The directive was disclosed in a joint statement issued by the NCC and CAC on Sunday.

Under the new requirement, telecom operators seeking to register significant changes in ownership structure with the CAC must first obtain a Letter of No Objection from the NCC.

The agencies said the measure takes immediate effect and applies both to single transactions involving at least 10 per cent of a company’s shareholding and to multiple transactions that collectively exceed the threshold.

According to the statement, the policy is aimed at strengthening regulatory oversight, promoting transparency, and preventing anti-competitive practices within Nigeria’s telecommunications sector.

The NCC and CAC noted that the requirement is backed by provisions of the Nigerian Communications Act 2003, the Competition Practices Regulations 2007, and the Licensing Regulations 2019, which empower the NCC to review transactions involving licensed operators.
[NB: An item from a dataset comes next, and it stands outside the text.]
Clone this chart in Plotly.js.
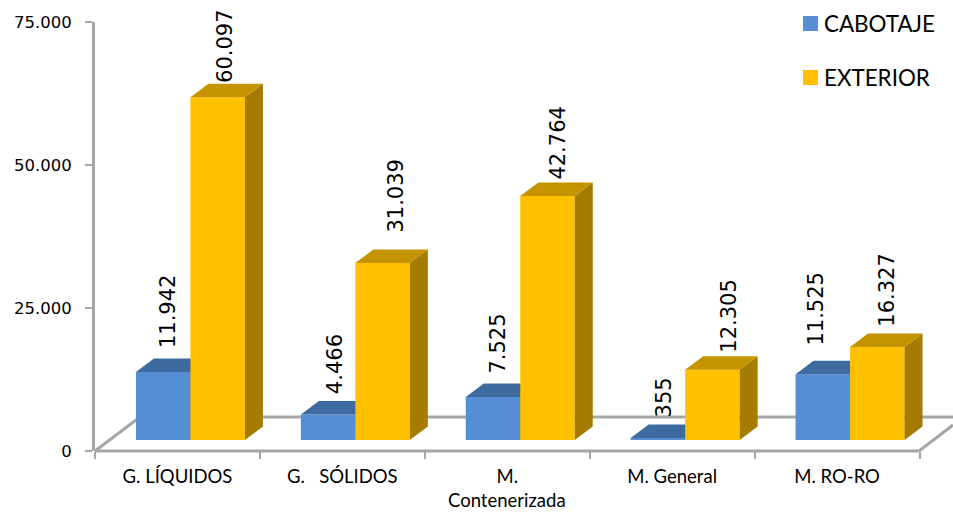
<!DOCTYPE html>
<html><head><meta charset="utf-8">
<script src="https://cdn.plot.ly/plotly-3.0.1.min.js"></script>
<style>html,body{margin:0;padding:0;background:#fff}</style></head>
<body><div id="chart" style="width:953px;height:512px"></div>
<script>
const categories = ['G. LÍQUIDOS', 'G.\u00a0\u00a0\u00a0SÓLIDOS', 'M.', 'M. General', 'M. RO-RO'];
const cabotaje = [11942, 4466, 7525, 355, 11525];
const exterior = [60097, 31039, 42764, 12305, 16327];
const yTicks = [0, 25000, 50000, 75000];
const blue = '#558ED5', blueTop = '#3F6A9F', blueSide = '#2F5480';
const gold = '#FFC000', goldTop = '#C49400', goldSide = '#A67C00';
const grey = '#A6A6A6';

// hand-placed data label offsets in the reference (px from bar centre / above the top face)
const cabShiftX = [5, 7, 5, 7, -7], cabLift = [8, 5, 8, 5, 13.5];
const extShiftX = [8, 13, 11, 17, 10], extLift = [-1, 15, 1, 1.5, 4.5];

// pixel geometry of the plot frame and of the pseudo-3D projection
const L = 95, T = 22, W = 858, H = 429, catW = 164.9;
const k = H / 75000;                 // axis px per unit
const kFront = 0.005703;             // front-plane px per unit
const barW = 54.5 / catW, dX = 18 / catW, dY = 13.5 / kFront;
const xRange = c => [(L - c) / catW, (L + W - c) / catW];
const fmt = v => String(v).replace(/\B(?=(\d{3})+$)/g, '.');
const idx = categories.map((_, i) => i);

function faces(vals, side) {
  const xs = [], ys = [];
  vals.forEach((v, i) => {
    const a = i - barW / 2, b = i + barW / 2;
    if (side) { xs.push(b, b + dX, b + dX, b, null); ys.push(0, dY, v + dY, v, null); }
    else { xs.push(a, a + dX, b + dX, b, null); ys.push(v, v + dY, v + dY, v, null); }
  });
  return {x: xs, y: ys};
}
function series(name, vals, col, topCol, sideCol, xa, ya) {
  const poly = (f, c) => ({type: 'scatter', mode: 'lines', x: f.x, y: f.y, xaxis: xa, yaxis: ya,
    fill: 'toself', fillcolor: c, line: {width: 0, color: c}, hoverinfo: 'skip', showlegend: false});
  return [
    {type: 'bar', name, x: idx, y: vals, width: barW, xaxis: xa, yaxis: ya,
     marker: {color: col, line: {width: 0}}, showlegend: false},
    poly(faces(vals, true), sideCol),
    poly(faces(vals, false), topCol)
  ];
}

const data = [
  {type: 'scatter', mode: 'markers', x: categories, y: categories.map(() => null), showlegend: false, hoverinfo: 'skip'},
  ...series('CABOTAJE', cabotaje, blue, blueTop, blueSide, 'x2', 'y2'),
  ...series('EXTERIOR', exterior, gold, goldTop, goldSide, 'x3', 'y3')
];

const yFront = [(-11) / kFront, (H - 11) / kFront];
const px = (x) => (x - L) / W, py = (y) => (T + H - y) / H;
const seg = (x0, y0, x1, y1, w) => ({type: 'line', xref: 'paper', yref: 'paper', layer: 'below',
  x0: px(x0), y0: py(y0), x1: px(x1), y1: py(y1), line: {color: grey, width: w}});
const swatch = (x0, y0, size, c) => ({type: 'rect', xref: 'paper', yref: 'paper', x0: px(x0), x1: px(x0 + size),
  y0: py(y0), y1: py(y0 + size), fillcolor: c, line: {width: 0}});
const legendText = (t, x, y) => ({xref: 'paper', yref: 'paper', x: px(x), y: py(y), text: t, showarrow: false,
  xanchor: 'left', yanchor: 'middle', font: {family: 'Lato', size: 22.4, color: '#000'}});

const label = (v, i, xa, ya, sx, lift) => ({xref: xa, yref: ya, x: i, y: v + dY, text: fmt(v), textangle: -90,
  showarrow: false, xanchor: 'center', yanchor: 'bottom', xshift: sx, yshift: lift,
  font: {family: 'DejaVu Sans', size: 21, color: '#000'}});

const layout = {
  width: 953, height: 512, margin: {l: L, r: 0, t: T, b: 512 - T - H, pad: 0},
  paper_bgcolor: '#fff', plot_bgcolor: 'rgba(0,0,0,0)', showlegend: false, barmode: 'overlay',
  separators: ',.',
  xaxis: {type: 'category', categoryorder: 'array', categoryarray: categories, range: [-0.5, -0.5 + W / catW],
    tickson: 'boundaries', ticks: 'outside', ticklen: 7, tickwidth: 2, tickcolor: grey, showgrid: false,
    zeroline: false, showline: false, tickangle: 0, automargin: false, ticklabelstandoff: 12,
    tickfont: {family: 'Lato', size: 18.5, color: '#000'}},
  yaxis: {range: [0, 75000], tickvals: yTicks, tickformat: ',d', ticks: 'outside', ticklen: 7, tickwidth: 2,
    tickcolor: grey, showgrid: false, zeroline: false, showline: true, linecolor: grey, linewidth: 3,
    automargin: false, ticklabelstandoff: 10, tickfont: {family: 'DejaVu Sans', size: 16.5, color: '#000'}},
  xaxis2: {overlaying: 'x', range: xRange(163.2), visible: false},
  yaxis2: {overlaying: 'y', range: yFront, visible: false},
  xaxis3: {overlaying: 'x', range: xRange(217.7), visible: false},
  yaxis3: {overlaying: 'y', range: yFront, visible: false},
  shapes: [
    seg(95, 451, 919, 451, 3),
    seg(95, 451, 140, 417, 3),
    seg(137, 417, 953, 417, 3),
    seg(919, 451, 953, 425, 3),
    swatch(803, 16, 15, blue),
    swatch(803, 70, 15, gold)
  ],
  annotations: [
    ...cabotaje.map((v, i) => label(v, i, 'x2', 'y2', cabShiftX[i], cabLift[i])),
    ...exterior.map((v, i) => label(v, i, 'x3', 'y3', extShiftX[i], extLift[i])),
    legendText('CABOTAJE', 822, 23),
    legendText('EXTERIOR', 822, 77),
    {xref: 'x', yref: 'paper', x: 2, y: py(499.5), text: 'Contenerizada', showarrow: false,
     xanchor: 'center', yanchor: 'middle', font: {family: 'Lato', size: 18.5, color: '#000'}}
  ]
};
Plotly.newPlot('chart', data, layout, {staticPlot: true, displayModeBar: false});
</script></body></html>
The agencies said the new framework would enhance supervision of significant ownership changes that could affect market competition and industry stability.

They added that the policy would improve regulatory certainty, boost investor confidence, and support the long-term sustainability of Nigeria’s communications industry.

The NCC and CAC reaffirmed their commitment to maintaining a transparent and competitive business environment while ensuring orderly growth within the telecommunications sector.